(Source code of charts)
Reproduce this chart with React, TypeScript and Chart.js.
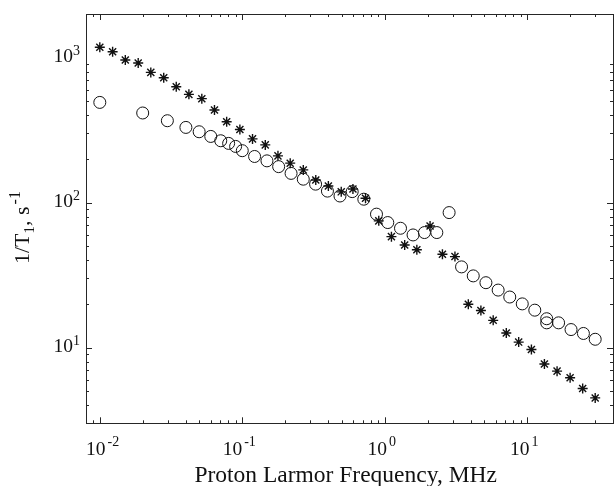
import React, { useEffect, useRef } from "react";
import { Chart, registerables } from "chart.js";

Chart.register(...registerables);

const freqStar = [0.01, 0.0123, 0.0151, 0.0186, 0.0228, 0.0281, 0.0344, 0.0422, 0.052, 0.0638, 0.0777, 0.0962, 0.118, 0.145, 0.178, 0.217, 0.268, 0.328, 0.402, 0.495, 0.598, 0.733, 0.908, 1.114, 1.38, 1.68, 2.08, 2.54, 3.11, 3.86, 4.73, 5.77, 7.13, 8.71, 10.7, 13.2, 16.2, 20, 24.5, 30];
const rateStar = [1178, 1099, 964, 919, 791, 727, 630, 558, 521, 435, 361, 319, 275, 250, 210, 187, 168, 143, 130, 118.6, 124, 107, 74.8, 58.2, 51, 47.3, 69, 44, 42.4, 19.9, 18.0, 15.4, 12.6, 10.9, 9.7, 7.7, 6.87, 6.18, 5.21, 4.49];

const freqCircle = [0.01, 0.02, 0.0298, 0.0402, 0.0498, 0.0601, 0.0706, 0.0802, 0.0898, 0.1, 0.122, 0.149, 0.18, 0.22, 0.268, 0.327, 0.396, 0.485, 0.591, 0.713, 0.875, 1.05, 1.29, 1.58, 1.9, 2.32, 2.83, 3.46, 4.18, 5.13, 6.25, 7.54, 9.23, 11.3, 13.7, 13.7, 16.6, 20.3, 24.8, 30];
const rateCircle = [491, 415, 367, 330, 308, 286, 267, 256, 244, 228, 208, 194, 177, 159, 145, 134, 120, 111, 119, 105.5, 83.2, 72.8, 66.5, 59.8, 62.1, 62.1, 85.3, 36, 31.2, 28, 24.9, 22.3, 20, 18.1, 15.8, 14.8, 14.8, 13.3, 12.5, 11.4];

const xTickExps = [-2, -1, 0, 1];
const yTickExps = [1, 2, 3];
const xRange = [0.008, 40];
const yRange = [3, 2000];
const xTitle = "Proton Larmor Frequency, MHz";

const FONT = "'Liberation Serif', 'Times New Roman', serif";

const axesPlugin = {
  id: "matlabAxes",
  afterDraw(chart: any) {
    const ctx = chart.ctx as CanvasRenderingContext2D;
    const a = chart.chartArea;
    const xs = chart.scales.x;
    const ys = chart.scales.y;
    ctx.save();
    ctx.strokeStyle = "#262626";
    ctx.lineWidth = 1;
    ctx.strokeRect(Math.round(a.left) + 0.5, Math.round(a.top) + 0.5, Math.round(a.right - a.left), Math.round(a.bottom - a.top));

    ctx.beginPath();
    for (let d = -3; d <= 2; d++) {
      for (let m = 1; m <= 9; m++) {
        const v = m * Math.pow(10, d);
        if (v >= xRange[0] && v <= xRange[1]) {
          const px = Math.round(xs.getPixelForValue(v)) + 0.5;
          const len = m === 1 ? 6 : 3;
          ctx.moveTo(px, a.bottom);
          ctx.lineTo(px, a.bottom - len);
          ctx.moveTo(px, a.top);
          ctx.lineTo(px, a.top + len);
        }
        if (v >= yRange[0] && v <= yRange[1]) {
          const py = Math.round(ys.getPixelForValue(v)) + 0.5;
          const len = m === 1 ? 6 : 3;
          ctx.moveTo(a.left, py);
          ctx.lineTo(a.left + len, py);
          ctx.moveTo(a.right, py);
          ctx.lineTo(a.right - len, py);
        }
      }
    }
    ctx.stroke();

    ctx.fillStyle = "#111";
    ctx.textBaseline = "alphabetic";
    const baseFont = `19.5px ${FONT}`;
    const supFont = `14px ${FONT}`;
    // x tick labels
    for (const e of xTickExps) {
      const px = xs.getPixelForValue(Math.pow(10, e));
      ctx.font = baseFont;
      const w1 = ctx.measureText("10").width;
      ctx.font = supFont;
      const sup = e < 0 ? "-" + Math.abs(e) : String(e);
      const w2 = ctx.measureText(sup).width;
      const gap = 2;
      const total = w1 + gap + w2;
      let start = px - 3 - total / 2;
      if (start < a.left) start = a.left;
      ctx.textAlign = "left";
      ctx.font = baseFont;
      ctx.fillText("10", start, 455);
      ctx.font = supFont;
      ctx.fillText(sup, start + w1 + gap, 446);
    }
    // y tick labels
    for (const e of yTickExps) {
      const py = ys.getPixelForValue(Math.pow(10, e));
      ctx.font = supFont;
      const sup = String(e);
      const w2 = ctx.measureText(sup).width;
      ctx.font = baseFont;
      const w1 = ctx.measureText("10").width;
      const right = 80;
      ctx.textAlign = "left";
      ctx.font = baseFont;
      ctx.fillText("10", right - w2 - w1, py + 4.5);
      ctx.font = supFont;
      ctx.fillText(sup, right - w2, py - 2.5);
    }
    // x title
    ctx.font = `23.5px ${FONT}`;
    ctx.textAlign = "center";
    ctx.fillText(xTitle, 345.7, 482);

    // y title (rotated), drawn from the bottom upward
    ctx.save();
    ctx.translate(28.5, 264);
    ctx.rotate(-Math.PI / 2);
    const parts: [string, string, number, number][] = [
      ["1/T", `22px ${FONT}`, 0, 0],
      ["1", `15px ${FONT}`, 5, 0],
      [", s", `22px ${FONT}`, 0, 2],
      ["-1", `16px ${FONT}`, -9, 0],
    ];
    let x = 0;
    ctx.textAlign = "left";
    for (const [t, f, dy, after] of parts) {
      ctx.font = f;
      ctx.fillText(t, x, dy);
      x += ctx.measureText(t).width + after;
    }
    ctx.restore();
    ctx.restore();
  },
};

export default function App() {
  const ref = useRef<HTMLCanvasElement>(null);
  useEffect(() => {
    document.body.style.margin = "0";
    document.body.style.overflow = "hidden";
    const canvas = ref.current!;
    const chart = new Chart(canvas, {
      type: "scatter",
      data: {
        datasets: [
          {
            label: "star",
            data: freqStar.map((f, i) => ({ x: f, y: rateStar[i] })),
            pointStyle: "star",
            radius: 5,
            borderColor: "#111",
            backgroundColor: "#111",
            borderWidth: 1.4,
          },
          {
            label: "circle",
            data: freqCircle.map((f, i) => ({ x: f, y: rateCircle[i] })),
            pointStyle: "circle",
            radius: 6,
            borderColor: "#111",
            backgroundColor: "rgba(0,0,0,0)",
            borderWidth: 1,
          },
        ],
      },
      options: {
        responsive: false,
        animation: false,
        devicePixelRatio: 1,
        layout: { padding: { left: 86, top: 14, right: 4.4, bottom: 62.7 } },
        plugins: { legend: { display: false }, tooltip: { enabled: false } },
        scales: {
          x: { type: "logarithmic", min: xRange[0], max: xRange[1], display: false },
          y: { type: "logarithmic", min: yRange[0], max: yRange[1], display: false },
        },
      },
      plugins: [axesPlugin],
    });
    return () => chart.destroy();
  }, []);
  return (
    <canvas
      ref={ref}
      width={620}
      height={486}
      style={{ position: "fixed", left: 0, top: 0, width: 620, height: 486, background: "#fff" }}
    />
  );
}
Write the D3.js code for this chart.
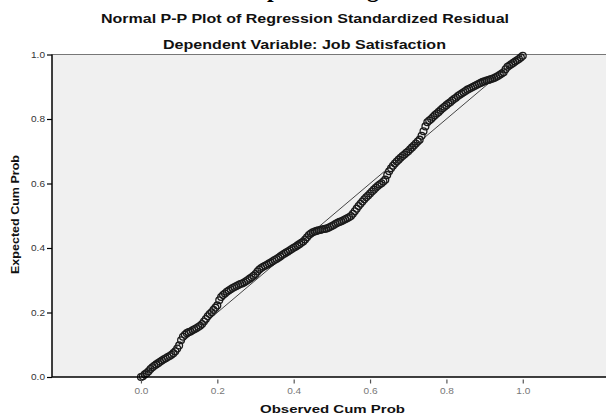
<!DOCTYPE html>
<html>
<head>
<meta charset="utf-8">
<script src="https://cdn.jsdelivr.net/npm/d3@7"></script>
<style>
  body { margin: 0; background: #fff; }
  svg { display: block; }
  text { font-family: "Liberation Sans", Arial, sans-serif; }
</style>
</head>
<body>
<div id="chart"></div>
<script>
// observed vs expected cumulative probability
var obsCumProb = [
  0.000, 0.005, 0.010, 0.015, 0.020, 0.025, 0.030, 0.035, 0.040, 0.045,
  0.050, 0.055, 0.060, 0.065, 0.070, 0.075, 0.080, 0.085, 0.090, 0.095,
  0.100, 0.105, 0.110, 0.115, 0.120, 0.125, 0.130, 0.135, 0.140, 0.145,
  0.150, 0.155, 0.160, 0.165, 0.170, 0.175, 0.180, 0.185, 0.190, 0.195,
  0.200, 0.205, 0.210, 0.215, 0.220, 0.225, 0.230, 0.235, 0.240, 0.245,
  0.250, 0.255, 0.260, 0.265, 0.270, 0.275, 0.280, 0.285, 0.290, 0.295,
  0.300, 0.305, 0.310, 0.315, 0.320, 0.325, 0.330, 0.335, 0.340, 0.345,
  0.350, 0.355, 0.360, 0.365, 0.370, 0.375, 0.380, 0.385, 0.390, 0.395,
  0.400, 0.405, 0.410, 0.415, 0.420, 0.425, 0.430, 0.435, 0.440, 0.445,
  0.450, 0.455, 0.460, 0.465, 0.470, 0.475, 0.480, 0.485, 0.490, 0.495,
  0.500, 0.505, 0.510, 0.515, 0.520, 0.525, 0.530, 0.535, 0.540, 0.545,
  0.550, 0.555, 0.560, 0.565, 0.570, 0.575, 0.580, 0.585, 0.590, 0.595,
  0.600, 0.605, 0.610, 0.615, 0.620, 0.625, 0.630, 0.635, 0.640, 0.645,
  0.650, 0.655, 0.660, 0.665, 0.670, 0.675, 0.680, 0.685, 0.690, 0.695,
  0.700, 0.705, 0.710, 0.715, 0.720, 0.725, 0.730, 0.735, 0.740, 0.745,
  0.750, 0.755, 0.760, 0.765, 0.770, 0.775, 0.780, 0.785, 0.790, 0.795,
  0.800, 0.805, 0.810, 0.815, 0.820, 0.825, 0.830, 0.835, 0.840, 0.845,
  0.850, 0.855, 0.860, 0.865, 0.870, 0.875, 0.880, 0.885, 0.890, 0.895,
  0.900, 0.905, 0.910, 0.915, 0.920, 0.925, 0.930, 0.935, 0.940, 0.945,
  0.950, 0.955, 0.960, 0.965, 0.970, 0.975, 0.980, 0.985, 0.990, 0.995,
  1.000
];
var expCumProb = [
  0.000, 0.002, 0.008, 0.012, 0.018, 0.025, 0.030, 0.035, 0.039, 0.043,
  0.047, 0.051, 0.055, 0.058, 0.062, 0.065, 0.069, 0.074, 0.080, 0.088,
  0.098, 0.114, 0.125, 0.131, 0.136, 0.139, 0.141, 0.145, 0.148, 0.151,
  0.155, 0.159, 0.164, 0.172, 0.180, 0.188, 0.195, 0.201, 0.208, 0.215,
  0.222, 0.238, 0.248, 0.254, 0.259, 0.264, 0.268, 0.272, 0.276, 0.279,
  0.282, 0.285, 0.288, 0.290, 0.293, 0.297, 0.301, 0.305, 0.309, 0.314,
  0.319, 0.327, 0.333, 0.338, 0.342, 0.345, 0.348, 0.352, 0.355, 0.359,
  0.363, 0.366, 0.370, 0.374, 0.378, 0.382, 0.386, 0.389, 0.393, 0.397,
  0.401, 0.404, 0.408, 0.412, 0.416, 0.420, 0.426, 0.433, 0.440, 0.445,
  0.449, 0.451, 0.453, 0.455, 0.456, 0.458, 0.459, 0.460, 0.462, 0.465,
  0.468, 0.471, 0.475, 0.478, 0.481, 0.483, 0.486, 0.489, 0.492, 0.495,
  0.499, 0.506, 0.514, 0.522, 0.530, 0.537, 0.544, 0.551, 0.557, 0.563,
  0.569, 0.575, 0.581, 0.587, 0.592, 0.597, 0.601, 0.606, 0.612, 0.626,
  0.638, 0.647, 0.655, 0.662, 0.668, 0.674, 0.680, 0.685, 0.690, 0.695,
  0.700, 0.706, 0.712, 0.718, 0.724, 0.730, 0.736, 0.748, 0.762, 0.777,
  0.790, 0.795, 0.800, 0.806, 0.812, 0.817, 0.822, 0.828, 0.833, 0.838,
  0.843, 0.848, 0.852, 0.857, 0.862, 0.866, 0.871, 0.875, 0.879, 0.883,
  0.887, 0.891, 0.894, 0.897, 0.900, 0.903, 0.906, 0.909, 0.912, 0.915,
  0.917, 0.919, 0.921, 0.923, 0.925, 0.927, 0.930, 0.933, 0.937, 0.941,
  0.945, 0.954, 0.962, 0.966, 0.970, 0.974, 0.978, 0.982, 0.986, 0.991,
  0.996
];
var xTicks = [0.0, 0.2, 0.4, 0.6, 0.8, 1.0];
var yTicks = [0.0, 0.2, 0.4, 0.6, 0.8, 1.0];

(function () {
  var W = 606, H = 416;
  var pLeft = 52, pTop = 54.5, pBottom = 377, pRight = 606;

  var svg = d3.select("#chart").append("svg")
    .attr("width", W).attr("height", H);

  var x = d3.scaleLinear().domain([-0.233, 1.218]).range([pLeft, pRight]);
  var y = d3.scaleLinear().domain([0, 1]).range([pBottom, pTop]);

  // heading of the page above, cut off by the crop
  var cut = svg.append("text")
    .attr("y", -3)
    .style("font-family", "'Liberation Serif', 'Times New Roman', serif")
    .style("font-weight", "bold")
    .style("font-size", "24px")
    .attr("fill", "#000")
    .text("Normal P-P plot of Regression");
  var off = cut.node().getSubStringLength(0, 11);
  cut.attr("x", 267 - off);

  // titles
  svg.append("text")
    .attr("x", 101).attr("y", 23)
    .attr("textLength", 408).attr("lengthAdjust", "spacingAndGlyphs")
    .style("font-weight", "bold").style("font-size", "12px")
    .attr("fill", "#111")
    .text("Normal P-P Plot of Regression Standardized Residual");

  svg.append("text")
    .attr("x", 163).attr("y", 49)
    .attr("textLength", 283).attr("lengthAdjust", "spacingAndGlyphs")
    .style("font-weight", "bold").style("font-size", "12px")
    .attr("fill", "#111")
    .text("Dependent Variable: Job Satisfaction");

  // plot area
  svg.append("rect")
    .attr("x", pLeft).attr("y", pTop)
    .attr("width", pRight - pLeft).attr("height", pBottom - pTop)
    .attr("fill", "#f0f0f0");

  svg.append("line")
    .attr("x1", pLeft).attr("x2", pRight).attr("y1", pTop).attr("y2", pTop)
    .attr("stroke", "#777").attr("stroke-width", 1.2);

  // reference diagonal
  svg.append("line")
    .attr("x1", x(0)).attr("y1", y(0)).attr("x2", x(1)).attr("y2", y(1))
    .attr("stroke", "#444").attr("stroke-width", 1);

  // points
  svg.append("g").selectAll("circle")
    .data(obsCumProb)
    .enter().append("circle")
    .attr("cx", function (d) { return x(d); })
    .attr("cy", function (d, i) { return y(expCumProb[i]); })
    .attr("r", 3.4)
    .attr("fill", "none")
    .attr("stroke", "#1a1a1a")
    .attr("stroke-width", 1.3);

  // axes
  var yAxis = svg.append("g")
    .attr("transform", "translate(" + pLeft + ",0)")
    .call(d3.axisLeft(y).tickValues(yTicks).tickFormat(d3.format(".1f"))
      .tickSize(5).tickPadding(2));
  yAxis.select(".domain").remove();
  yAxis.selectAll(".tick line").attr("stroke", "#000").attr("stroke-width", 1.2);
  yAxis.selectAll(".tick text")
    .attr("textLength", 14).attr("lengthAdjust", "spacingAndGlyphs")
    .style("font-size", "8.5px").style("font-family", "'Liberation Sans', Arial, sans-serif")
    .attr("fill", "#333");

  var xAxis = svg.append("g")
    .attr("transform", "translate(0," + (pBottom + 2.5) + ")")
    .call(d3.axisBottom(x).tickValues(xTicks).tickFormat(d3.format(".1f"))
      .tickSize(4).tickPadding(4));
  xAxis.select(".domain").remove();
  xAxis.selectAll(".tick line").attr("stroke", "#555").attr("stroke-width", 1.2);
  xAxis.selectAll(".tick text")
    .attr("textLength", 14).attr("lengthAdjust", "spacingAndGlyphs")
    .style("font-size", "8.5px").style("font-family", "'Liberation Sans', Arial, sans-serif")
    .attr("fill", "#777");

  svg.append("line")
    .attr("x1", pLeft).attr("x2", pLeft).attr("y1", pTop).attr("y2", pBottom)
    .attr("stroke", "#000").attr("stroke-width", 1.5);
  svg.append("line")
    .attr("x1", pLeft).attr("x2", pRight).attr("y1", pBottom).attr("y2", pBottom)
    .attr("stroke", "#000").attr("stroke-width", 1.5);

  // axis titles
  svg.append("text")
    .attr("x", 260).attr("y", 413)
    .attr("textLength", 145).attr("lengthAdjust", "spacingAndGlyphs")
    .style("font-weight", "bold").style("font-size", "11.5px")
    .attr("fill", "#111")
    .text("Observed Cum Prob");

  svg.append("text")
    .attr("transform", "translate(19,274) rotate(-90)")
    .attr("textLength", 119).attr("lengthAdjust", "spacingAndGlyphs")
    .style("font-weight", "bold").style("font-size", "11.5px")
    .attr("fill", "#111")
    .text("Expected Cum Prob");
})();
</script>
</body>
</html>
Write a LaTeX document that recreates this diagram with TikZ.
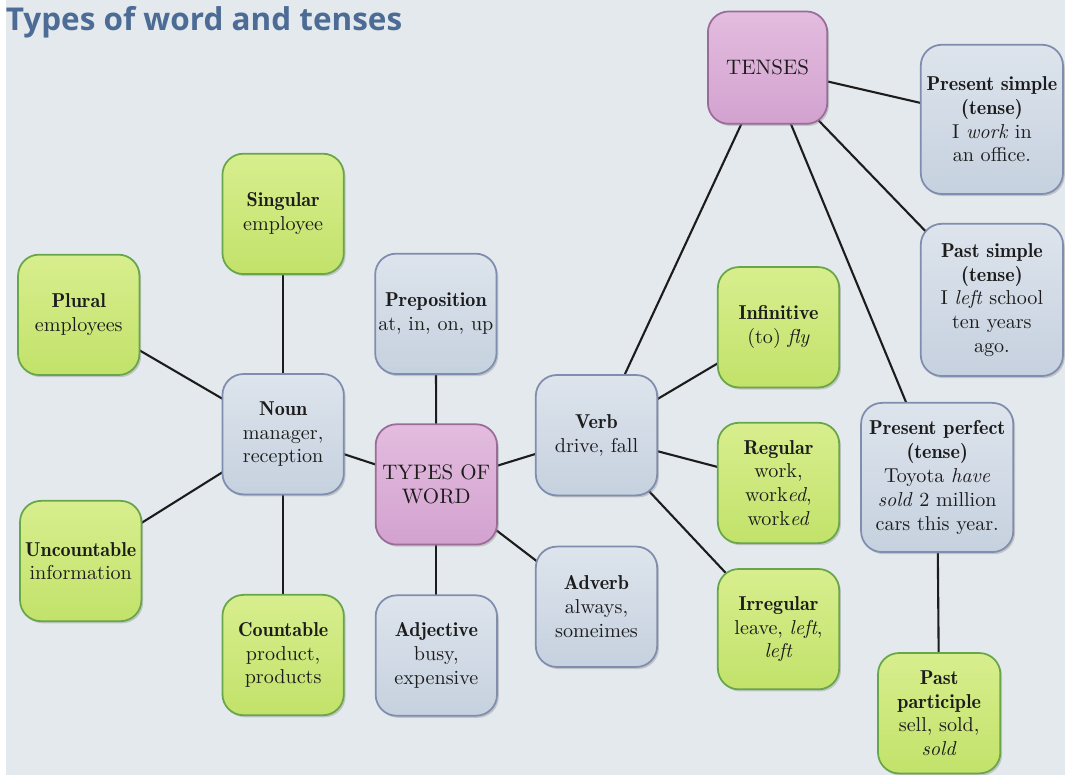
\documentclass[tikz,border=0pt]{standalone}
\usepackage{fontspec}
\setmainfont{lmroman10}[Extension=.otf, UprightFont=*-regular,
  ItalicFont=*-italic, BoldFont=lmromandemi10-regular,
  BoldItalicFont=lmromandemi10-oblique]
\newfontfamily\headingfont{Open Sans}
\usetikzlibrary{shadows}

\definecolor{paper}{HTML}{E4E9ED}
\definecolor{titleblue}{HTML}{4C6C96}
\definecolor{inkdark}{HTML}{1C1C1C}
\definecolor{greentop}{HTML}{D8EE8E}
\definecolor{greenbottom}{HTML}{C2E26A}
\definecolor{greenline}{HTML}{68A64A}
\definecolor{bluetop}{HTML}{DDE4EC}
\definecolor{bluebottom}{HTML}{C6D1DF}
\definecolor{blueline}{HTML}{7F8DAE}
\definecolor{pinktop}{HTML}{E3BCDF}
\definecolor{pinkbottom}{HTML}{D3A2CF}
\definecolor{pinkline}{HTML}{9A6C98}

\pgfdeclarelayer{sheet}
\pgfdeclarelayer{links}
\pgfsetlayers{sheet,links,main}

\begin{document}
\begin{tikzpicture}[
    wordbox/.style={rounded corners=12pt, line width=1pt, align=center,
      minimum width=2.44cm, minimum height=2.42cm, inner sep=1pt,
      text=inkdark, font=\rmfamily\fontsize{11.5}{13.6}\selectfont,
      drop shadow={shadow xshift=1pt, shadow yshift=-1.2pt, opacity=0.35}},
    greenbox/.style={wordbox, draw=greenline, top color=greentop,
      bottom color=greenbottom},
    bluebox/.style={wordbox, draw=blueline, top color=bluetop,
      bottom color=bluebottom},
    pinkbox/.style={wordbox, draw=pinkline, top color=pinktop,
      bottom color=pinkbottom, font=\rmfamily\fontsize{12}{14}\selectfont},
    link/.style={line width=1.2pt, draw=inkdark}
  ]
  % Page
  \begin{pgfonlayer}{sheet}
    \fill [paper] (0, 0) rectangle (21.3, -15.58);
  \end{pgfonlayer}
  \node (title) [anchor=base west, text=titleblue,
    font=\headingfont\bfseries\fontsize{18}{20}\selectfont]
    at (-0.12, -0.62) {Types of word and tenses};

  % Types of word
  \node (tow) [pinkbox] at (8.66, -9.74) {TYPES OF\\WORD};
  \node (prep) [bluebox] at (8.65, -6.31) {\textbf{Preposition}\\at, in, on, up};
  \node (adj) [bluebox] at (8.66, -13.18) {\textbf{Adjective}\\busy,\\expensive};
  \node (adverb) [bluebox] at (11.88, -12.20) {\textbf{Adverb}\\always,\\someimes};

  % Noun
  \node (noun) [bluebox] at (5.58, -8.73) {\textbf{Noun}\\manager,\\reception};
  \node (singular) [greenbox] at (5.58, -4.30) {\textbf{Singular}\\employee};
  \node (plural) [greenbox] at (1.47, -6.33) {\textbf{Plural}\\employees};
  \node (uncount) [greenbox] at (1.51, -11.28) {\textbf{Uncountable}\\information};
  \node (count) [greenbox] at (5.58, -13.17) {\textbf{Countable}\\product,\\products};

  % Verb
  \node (verb) [bluebox] at (11.88, -8.75) {\textbf{Verb}\\drive, fall};
  \node (infinitive) [greenbox] at (15.54, -6.58) {\textbf{Infinitive}\\(to) \textit{fly}};
  \node (regular) [greenbox] at (15.54, -9.71)
    {\textbf{Regular}\\work,\\work\textit{ed},\\work\textit{ed}};
  \node (irregular) [greenbox] at (15.54, -12.65)
    {\textbf{Irregular}\\leave, \textit{left},\\\textit{left}};

  % Tenses
  \node (tenses) [pinkbox, minimum width=2.4cm, minimum height=2.26cm]
    at (15.32, -1.36) {TENSES};
  \node (presimple) [bluebox, minimum width=2.86cm, minimum height=3cm]
    at (19.83, -2.40)
    {\textbf{Present simple}\\\textbf{(tense)}\\I \textit{work} in\\an office.};
  \node (pastsimple) [bluebox, minimum width=2.86cm, minimum height=3.06cm]
    at (19.83, -6.03)
    {\textbf{Past simple}\\\textbf{(tense)}\\I \textit{left} school\\ten years\\ago.};
  \node (preperfect) [bluebox, minimum width=3.06cm, minimum height=3cm]
    at (18.73, -9.60)
    {\textbf{Present perfect}\\\textbf{(tense)}\\Toyota \textit{have}\\\textit{sold} 2 million\\cars this year.};
  \node (pastpart) [greenbox, minimum width=2.46cm] at (18.77, -14.34)
    {\textbf{Past}\\\textbf{participle}\\sell, sold,\\\textit{sold}};

  % Edges
  \begin{pgfonlayer}{links}
    \foreach \a/\b in {tow/prep, tow/adj, tow/adverb, tow/noun, tow/verb,
                       noun/singular, noun/plural, noun/uncount, noun/count,
                       verb/infinitive, verb/regular, verb/irregular,
                       tenses/verb, tenses/presimple, tenses/pastsimple,
                       tenses/preperfect, preperfect/pastpart}
      \draw [link] (\a.center) -- (\b.center);
  \end{pgfonlayer}
\end{tikzpicture}
\end{document}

## EXERCISE BRIEF
Copy nothing but the lines from the top of the data down to the line containing "6.18, 5.21, 4.49];", and leave the pictures out.

## ANSWER TO THE TASK
Reproduce this chart with React, TypeScript and Chart.js.
import React, { useEffect, useRef } from "react";
import { Chart, registerables } from "chart.js";

Chart.register(...registerables);

const freqStar = [0.01, 0.0123, 0.0151, 0.0186, 0.0228, 0.0281, 0.0344, 0.0422, 0.052, 0.0638, 0.0777, 0.0962, 0.118, 0.145, 0.178, 0.217, 0.268, 0.328, 0.402, 0.495, 0.598, 0.733, 0.908, 1.114, 1.38, 1.68, 2.08, 2.54, 3.11, 3.86, 4.73, 5.77, 7.13, 8.71, 10.7, 13.2, 16.2, 20, 24.5, 30];
const rateStar = [1178, 1099, 964, 919, 791, 727, 630, 558, 521, 435, 361, 319, 275, 250, 210, 187, 168, 143, 130, 118.6, 124, 107, 74.8, 58.2, 51, 47.3, 69, 44, 42.4, 19.9, 18.0, 15.4, 12.6, 10.9, 9.7, 7.7, 6.87, 6.18, 5.21, 4.49];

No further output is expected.